Only a number is wanted. Count the lines holding the string "this".

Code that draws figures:
begin

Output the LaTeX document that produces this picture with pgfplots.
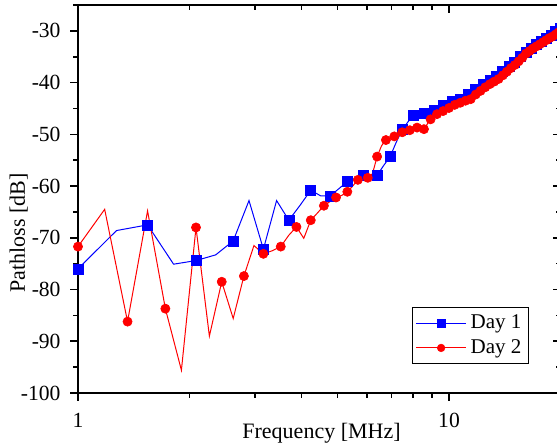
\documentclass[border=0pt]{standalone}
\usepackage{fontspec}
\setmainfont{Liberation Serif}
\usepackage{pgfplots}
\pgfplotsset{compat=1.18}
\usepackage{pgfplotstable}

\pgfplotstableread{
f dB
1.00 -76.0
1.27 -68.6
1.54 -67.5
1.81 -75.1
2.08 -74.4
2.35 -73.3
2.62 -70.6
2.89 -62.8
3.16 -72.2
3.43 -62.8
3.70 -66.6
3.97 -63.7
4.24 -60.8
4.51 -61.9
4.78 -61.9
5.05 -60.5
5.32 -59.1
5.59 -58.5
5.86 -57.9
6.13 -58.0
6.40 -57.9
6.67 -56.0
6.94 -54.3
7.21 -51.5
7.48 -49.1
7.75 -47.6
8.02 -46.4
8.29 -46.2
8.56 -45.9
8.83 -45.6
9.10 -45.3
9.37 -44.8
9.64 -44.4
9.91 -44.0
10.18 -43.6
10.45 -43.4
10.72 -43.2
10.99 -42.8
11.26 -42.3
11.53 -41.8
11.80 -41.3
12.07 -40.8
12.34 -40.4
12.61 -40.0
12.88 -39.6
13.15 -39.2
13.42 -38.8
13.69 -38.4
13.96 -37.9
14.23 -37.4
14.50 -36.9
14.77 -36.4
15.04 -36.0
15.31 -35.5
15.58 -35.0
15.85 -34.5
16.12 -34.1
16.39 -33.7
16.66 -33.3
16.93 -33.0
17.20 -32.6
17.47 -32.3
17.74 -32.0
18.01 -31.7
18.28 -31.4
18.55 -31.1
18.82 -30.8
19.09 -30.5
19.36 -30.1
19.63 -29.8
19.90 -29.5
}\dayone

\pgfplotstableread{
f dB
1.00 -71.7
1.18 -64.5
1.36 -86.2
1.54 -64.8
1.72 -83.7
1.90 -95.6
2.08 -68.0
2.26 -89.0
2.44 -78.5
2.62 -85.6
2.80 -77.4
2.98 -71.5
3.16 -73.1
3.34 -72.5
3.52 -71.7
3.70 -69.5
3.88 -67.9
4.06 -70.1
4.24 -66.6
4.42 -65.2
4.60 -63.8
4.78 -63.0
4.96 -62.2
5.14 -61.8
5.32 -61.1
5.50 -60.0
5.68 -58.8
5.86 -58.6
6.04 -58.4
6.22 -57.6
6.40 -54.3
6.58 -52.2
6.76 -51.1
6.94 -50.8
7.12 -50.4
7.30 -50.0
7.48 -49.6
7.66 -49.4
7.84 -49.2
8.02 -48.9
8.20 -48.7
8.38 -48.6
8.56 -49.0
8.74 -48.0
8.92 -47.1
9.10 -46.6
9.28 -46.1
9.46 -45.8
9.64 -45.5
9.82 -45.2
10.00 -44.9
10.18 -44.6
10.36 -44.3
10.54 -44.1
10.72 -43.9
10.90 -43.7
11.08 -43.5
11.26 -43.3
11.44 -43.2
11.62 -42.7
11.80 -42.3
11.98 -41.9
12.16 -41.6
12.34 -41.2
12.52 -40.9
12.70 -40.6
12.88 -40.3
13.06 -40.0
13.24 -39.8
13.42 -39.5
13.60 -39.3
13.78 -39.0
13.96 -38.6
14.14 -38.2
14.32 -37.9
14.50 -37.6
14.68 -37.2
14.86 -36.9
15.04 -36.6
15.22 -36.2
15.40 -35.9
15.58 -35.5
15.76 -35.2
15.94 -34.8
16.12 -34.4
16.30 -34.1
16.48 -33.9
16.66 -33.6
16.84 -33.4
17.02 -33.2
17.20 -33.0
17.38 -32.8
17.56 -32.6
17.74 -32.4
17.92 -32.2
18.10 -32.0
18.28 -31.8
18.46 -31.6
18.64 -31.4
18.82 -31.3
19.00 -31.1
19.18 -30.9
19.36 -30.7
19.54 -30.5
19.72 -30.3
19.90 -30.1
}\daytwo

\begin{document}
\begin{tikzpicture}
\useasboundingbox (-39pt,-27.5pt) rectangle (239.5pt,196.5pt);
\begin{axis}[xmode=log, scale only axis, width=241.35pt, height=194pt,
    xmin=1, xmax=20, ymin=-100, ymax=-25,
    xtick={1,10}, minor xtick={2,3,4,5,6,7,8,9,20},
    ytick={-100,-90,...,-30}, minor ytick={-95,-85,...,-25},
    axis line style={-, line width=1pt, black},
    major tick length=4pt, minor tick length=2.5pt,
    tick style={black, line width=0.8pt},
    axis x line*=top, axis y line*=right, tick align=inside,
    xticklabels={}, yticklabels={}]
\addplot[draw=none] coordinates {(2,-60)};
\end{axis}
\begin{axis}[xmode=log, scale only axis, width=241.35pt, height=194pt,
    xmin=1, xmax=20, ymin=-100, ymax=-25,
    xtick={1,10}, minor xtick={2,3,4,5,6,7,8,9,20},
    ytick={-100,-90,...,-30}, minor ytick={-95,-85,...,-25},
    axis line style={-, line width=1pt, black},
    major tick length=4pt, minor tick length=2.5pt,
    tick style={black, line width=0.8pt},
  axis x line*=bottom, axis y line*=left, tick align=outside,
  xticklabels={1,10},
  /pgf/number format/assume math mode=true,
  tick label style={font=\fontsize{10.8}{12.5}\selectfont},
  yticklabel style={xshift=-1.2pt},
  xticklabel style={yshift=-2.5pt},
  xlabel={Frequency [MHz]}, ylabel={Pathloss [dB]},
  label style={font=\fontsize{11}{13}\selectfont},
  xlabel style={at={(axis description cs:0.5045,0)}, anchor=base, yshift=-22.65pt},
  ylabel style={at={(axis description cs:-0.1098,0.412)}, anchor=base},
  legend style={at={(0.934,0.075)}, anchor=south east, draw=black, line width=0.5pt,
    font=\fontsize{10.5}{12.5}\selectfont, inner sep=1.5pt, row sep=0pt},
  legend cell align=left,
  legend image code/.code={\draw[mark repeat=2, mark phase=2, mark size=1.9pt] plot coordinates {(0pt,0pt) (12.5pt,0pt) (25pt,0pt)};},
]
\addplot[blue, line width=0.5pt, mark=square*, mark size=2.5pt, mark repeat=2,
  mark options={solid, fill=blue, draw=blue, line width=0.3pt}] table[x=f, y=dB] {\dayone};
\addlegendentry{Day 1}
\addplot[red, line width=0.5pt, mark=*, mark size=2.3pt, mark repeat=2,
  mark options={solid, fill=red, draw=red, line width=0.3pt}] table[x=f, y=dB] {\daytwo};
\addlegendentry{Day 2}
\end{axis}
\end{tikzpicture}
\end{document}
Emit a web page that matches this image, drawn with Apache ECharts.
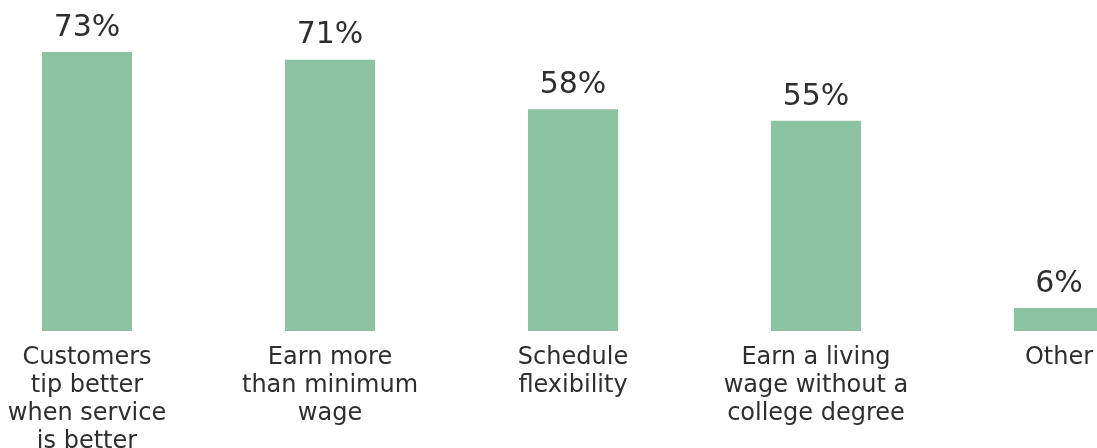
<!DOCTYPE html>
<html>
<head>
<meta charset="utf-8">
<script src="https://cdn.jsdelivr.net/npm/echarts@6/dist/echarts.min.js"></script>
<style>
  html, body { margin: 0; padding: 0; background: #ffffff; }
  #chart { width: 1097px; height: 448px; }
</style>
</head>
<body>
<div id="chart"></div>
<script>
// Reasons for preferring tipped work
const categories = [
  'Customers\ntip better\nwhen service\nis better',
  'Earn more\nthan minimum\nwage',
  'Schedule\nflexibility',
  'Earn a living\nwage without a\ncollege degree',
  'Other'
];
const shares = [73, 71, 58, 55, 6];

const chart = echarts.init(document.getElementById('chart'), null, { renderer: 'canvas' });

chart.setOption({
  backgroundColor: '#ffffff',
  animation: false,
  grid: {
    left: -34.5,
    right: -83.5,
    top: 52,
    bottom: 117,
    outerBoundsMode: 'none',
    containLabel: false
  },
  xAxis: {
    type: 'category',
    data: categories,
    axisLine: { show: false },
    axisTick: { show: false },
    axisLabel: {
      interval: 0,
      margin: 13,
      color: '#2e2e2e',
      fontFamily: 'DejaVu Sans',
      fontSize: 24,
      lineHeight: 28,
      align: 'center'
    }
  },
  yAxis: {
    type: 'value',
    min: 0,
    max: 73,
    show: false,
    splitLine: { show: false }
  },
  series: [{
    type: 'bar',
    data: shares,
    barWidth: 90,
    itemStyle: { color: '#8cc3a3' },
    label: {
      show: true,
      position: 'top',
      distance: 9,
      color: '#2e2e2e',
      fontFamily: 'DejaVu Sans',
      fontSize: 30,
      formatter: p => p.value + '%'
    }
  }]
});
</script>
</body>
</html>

end

**Response to the task:** 2